Pour l’étudiant français possédé par la procrastination, le Diable a inventé les Internationaux de tennis de Roland-Garros. Alors que tombe sur lui la période censément la plus studieuse de l’année, débute simultanément la compétition de tennis la plus diffusée de la radiotélévision française. Pour peu qu’on ait un peu de goût pour la raquette, ce qui était mon cas à l’époque, le moyen le plus radical d’oublier les examens si proches était à portée de main, et ce avant même l’invention de la télécommande.

Cette possibilité de fuir le dur labeur étudiant en a mené certains à le terminer sagement pour ensuite enfin bifurquer vers ce joli sport, non pas en tant que praticien, mais en tant que spécialiste de celui-ci (j’en connais au moins un qui a suivi ce parcours). Aimez toujours, ne comptez surtout pas, telle serait la morale.

Quand on est un peu plus fortuné ou pistonné, il est de bon ton de se rendre sur place et jouir plus complètement du spectacle de joueurs plutôt bien de leur personne tapant avec une obstination quasi maladive sur une petite balle jaune qui n’en demandait pas tant. La dernière fois que je m’étais déplacé en ces lieux bourgeois remontait sans doute à une bonne trentaine d’années, en compagnie d’un camarade de classe et de feu ma grand-tante (une petite dame tout ce qu’il y avait de plus formidable). Je vous parle ici d’un temps où l’on pouvait voir glisser sur la poudre orange le glaçant Lendl ou savourer un Noah/Wilander de derrière les fagots.
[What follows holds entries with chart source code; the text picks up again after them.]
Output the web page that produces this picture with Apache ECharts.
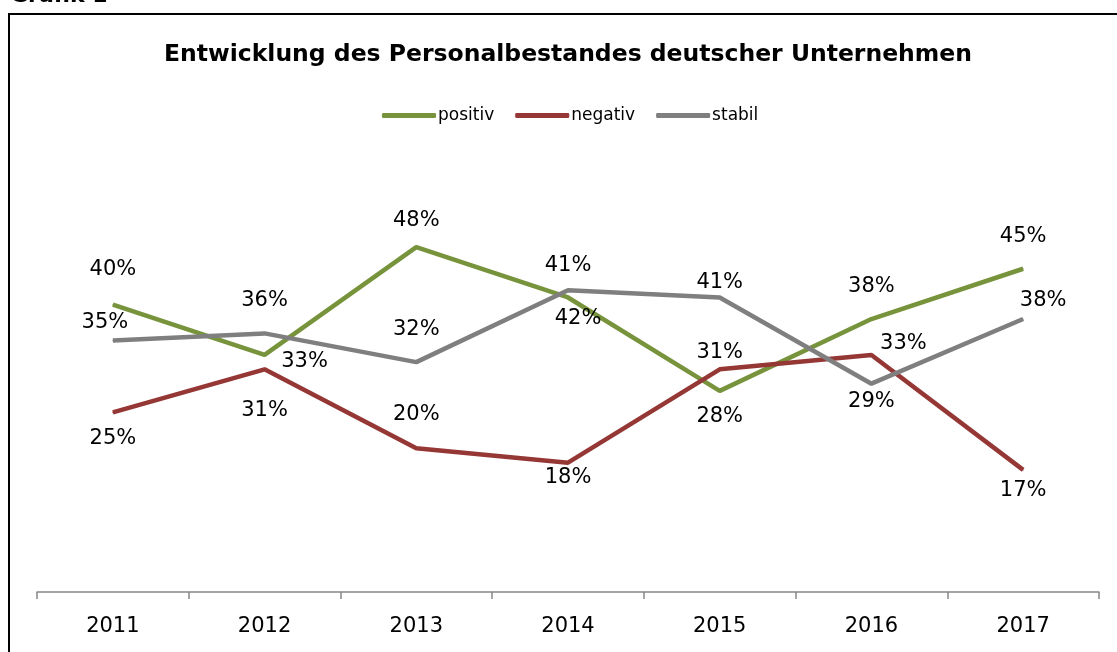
<!DOCTYPE html>
<html>
<head>
<meta charset="utf-8">
<script src="https://cdn.jsdelivr.net/npm/echarts@6/dist/echarts.min.js"></script>
<style>
  html, body { margin: 0; padding: 0; background: #fff; }
  #chart { width: 1117px; height: 652px; }
</style>
</head>
<body>
<div id="chart"></div>
<script>
const years = ['2011', '2012', '2013', '2014', '2015', '2016', '2017']
const positiv = [40, 33, 48, 41, 28, 38, 45]
const negativ = [25, 31, 20, 18, 31, 33, 17]
const stabil = [35, 36, 32, 42, 41, 29, 38]

// label offsets (dx, dy) from the point, per series
const posOffsets = [[0, -35], [40, 7], [0, -27], [0, -32], [0, 26], [0, -32], [0, -32]]
const negOffsets = [[0, 26], [0, 41], [0, -34], [0, 15], [0, -17], [32, -11], [0, 21]]
const stabOffsets = [[-8, -18], [0, -33], [0, -33], [10, 28], [0, -15], [0, 18], [20, -18]]

const font = 'DejaVu Sans'

const withLabels = (values, offsets) =>
  values.map((v, i) => ({ value: v, label: { offset: offsets[i] } }))

const makeSeries = (name, values, offsets, color) => ({
  name,
  type: 'line',
  data: withLabels(values, offsets),
  symbol: 'circle',
  symbolSize: 1,
  showSymbol: true,
  lineStyle: { width: 4.5, color },
  itemStyle: { color },
  label: {
    show: true,
    position: 'inside',
    formatter: '{c}%',
    color: '#000',
    fontFamily: font,
    fontSize: 21
  },
  emphasis: { disabled: true },
  animation: false
})

const chart = echarts.init(document.getElementById('chart'))

chart.setOption({
  animation: false,
  graphic: [
    {
      type: 'rect',
      shape: { x: 9, y: 14, width: 1200, height: 700 },
      style: { fill: 'none', stroke: '#000', lineWidth: 2 }
    },
    {
      type: 'text',
      x: 10,
      y: -15,
      style: { text: 'Grafik 1', font: 'bold 22px "DejaVu Sans"', fill: '#000' }
    },
    {
      type: 'text',
      x: 568,
      y: 55,
      style: {
        text: 'Entwicklung des Personalbestandes deutscher Unternehmen',
        font: 'bold 23.5px "DejaVu Sans"',
        fill: '#000',
        align: 'center',
        verticalAlign: 'middle'
      }
    }
  ],
  legend: {
    top: 102,
    left: 377,
    itemWidth: 54,
    itemHeight: 5,
    itemGap: 21,
    icon: 'roundRect',
    textStyle: { fontFamily: font, fontSize: 17, color: '#000', padding: [0, 0, 0, -3] },
    data: ['positiv', 'negativ', 'stabil']
  },
  grid: { left: 37, right: 18, top: 161, bottom: 60 },
  xAxis: {
    type: 'category',
    data: years,
    boundaryGap: true,
    axisLine: { show: true, lineStyle: { color: '#868686', width: 1.5 } },
    axisTick: { show: true, length: 7, lineStyle: { color: '#868686', width: 1.5 } },
    axisLabel: { color: '#000', fontFamily: font, fontSize: 21, margin: 24 }
  },
  yAxis: {
    type: 'value',
    min: 0,
    max: 60,
    show: false,
    splitLine: { show: false }
  },
  series: [
    makeSeries('positiv', positiv, posOffsets, '#77933C'),
    makeSeries('negativ', negativ, negOffsets, '#953735'),
    makeSeries('stabil', stabil, stabOffsets, '#7F7F7F')
  ]
})
</script>
</body>
</html>
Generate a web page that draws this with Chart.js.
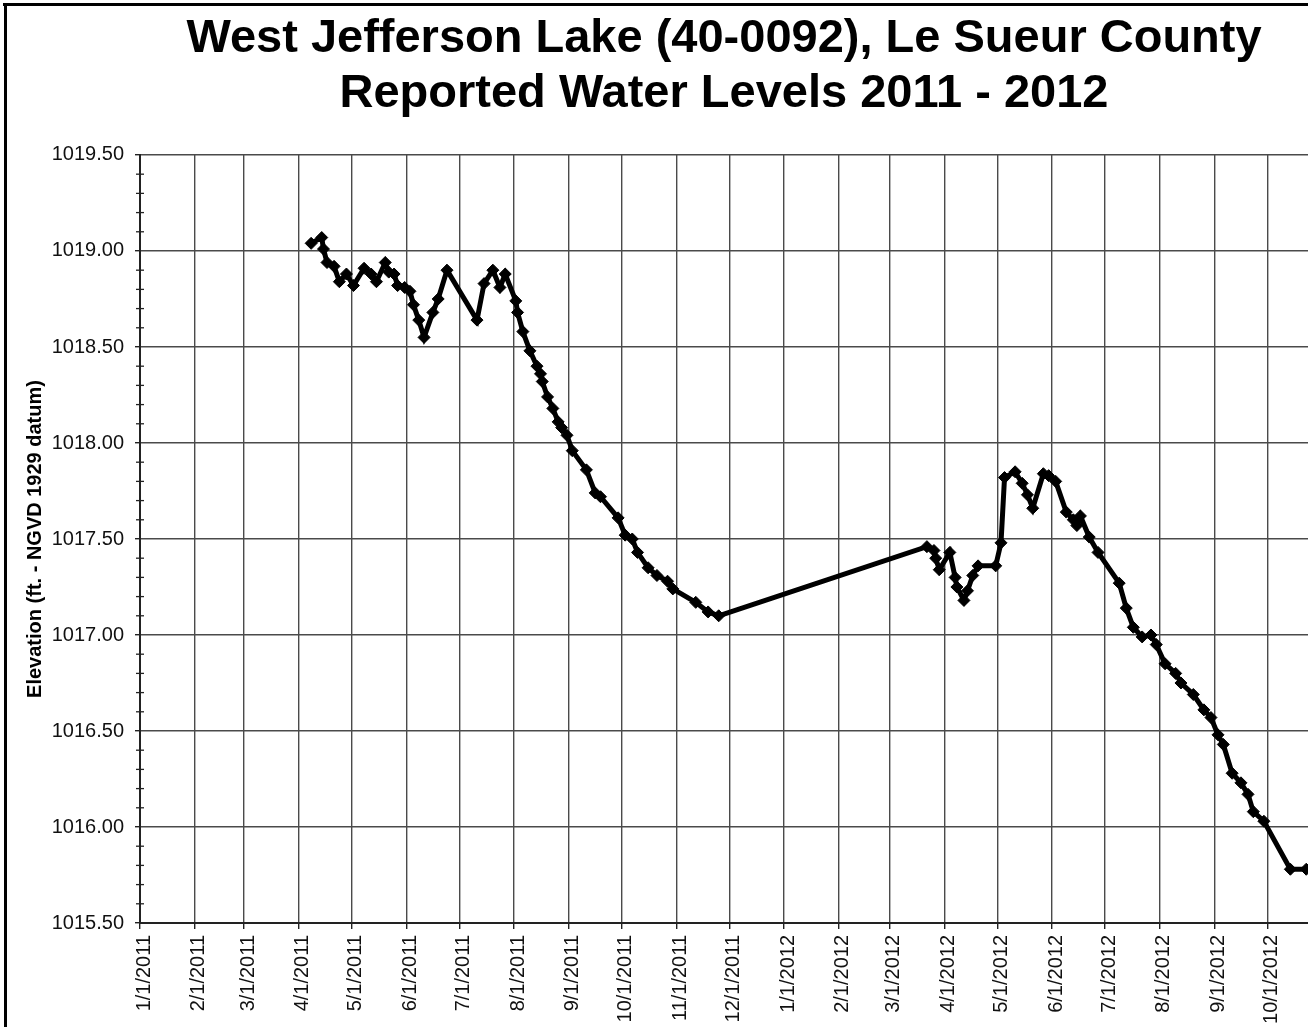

Et donc, de retour en un samedi ensoleillé porte d’Auteuil, je me familiarise à nouveau avec cet univers, tout en me demandant s’il a évolué. En sortant du métro, je réalise en regardant mes fils, qu’on s’est clairement gouré de dresscode, ces derniers portant vestes patchées et teeshirts Motörhead. Mais s’en fout le sport, on peut parfaitement assister au match sans nécessairement porter, comme la majorité des spectateurs (du moins ceux qui bénéficient des meilleures places), un polo Lacoste et des mocassins Tod’s.

En entrant dans ce véritable fort Knox qu’est devenu Roland-Garros (fini le temps où l’on pouvait refiler sa place en partant plus tôt, tout est contrôlé), je n’en fus pas moins impressionné par cette foule pas du tout bigarrée qui progressait à grand peine dans les allées surchargées, remplies d’échoppes à la gloire de la raquette et de la balle (augmentées des inévitables sandwicheries).

Au programme des festivités sur le Central, nous eûmes notamment la chance de voir Novak Djokovic et de constater que non, enfin oui, on n’est pas numéro un par hasard. Vous me permettrez de penser que ce n’est plus vraiment le tennis un peu rock n’ roll de nos jeunes années (Big Mac !), mais en revanche, quelle sensation de puissance implacable. Le jeune en tee-shirt rose fluo en face du serbe aurait tout aussi bien pu jouer au mur.

Et puis vint notre moment chauvin du jour, la rencontre Richard Gasquet/Kevin Anderson (le sud-africain de l’étape). La lutte pour le français fut plus acharnée, ce fut une autre paire de manches (de raquettes) que d’emporter la victoire. Le géant Anderson ne servait pas à moins de 200 kilomètres/heure, mais notre mascotte du jour avait décidé de ne pas s’en laisser compter (des points). Et la foule de porter son champion tricolore, avec un joyeux enthousiasme, de celui qui donne tout son sel à une virée au stade.

La dramaturgie qui sied à ce genre de moment n’a évidemment jamais manqué jusqu’à la victoire finale et l’on s’est retrouvé à trembler pour cet autrui en short comme si sa vie en dépendait, au point d’hésiter à regarder les points décisifs, pris dans un stress énorme pour quelque chose qui n’avait aucune importance. On était dans l’immédiat absolu, corps et âmes, joyeusement, miracle du sport.

Le lendemain, j’ai regardé un bout de match à la télévision (enfin, sur mon téléphone). Entre les commentateurs insipides et la distance avec l’évènement, j’ai vite éteint. Et puis, de toutes façons, je n’avais pas d’examens à réviser.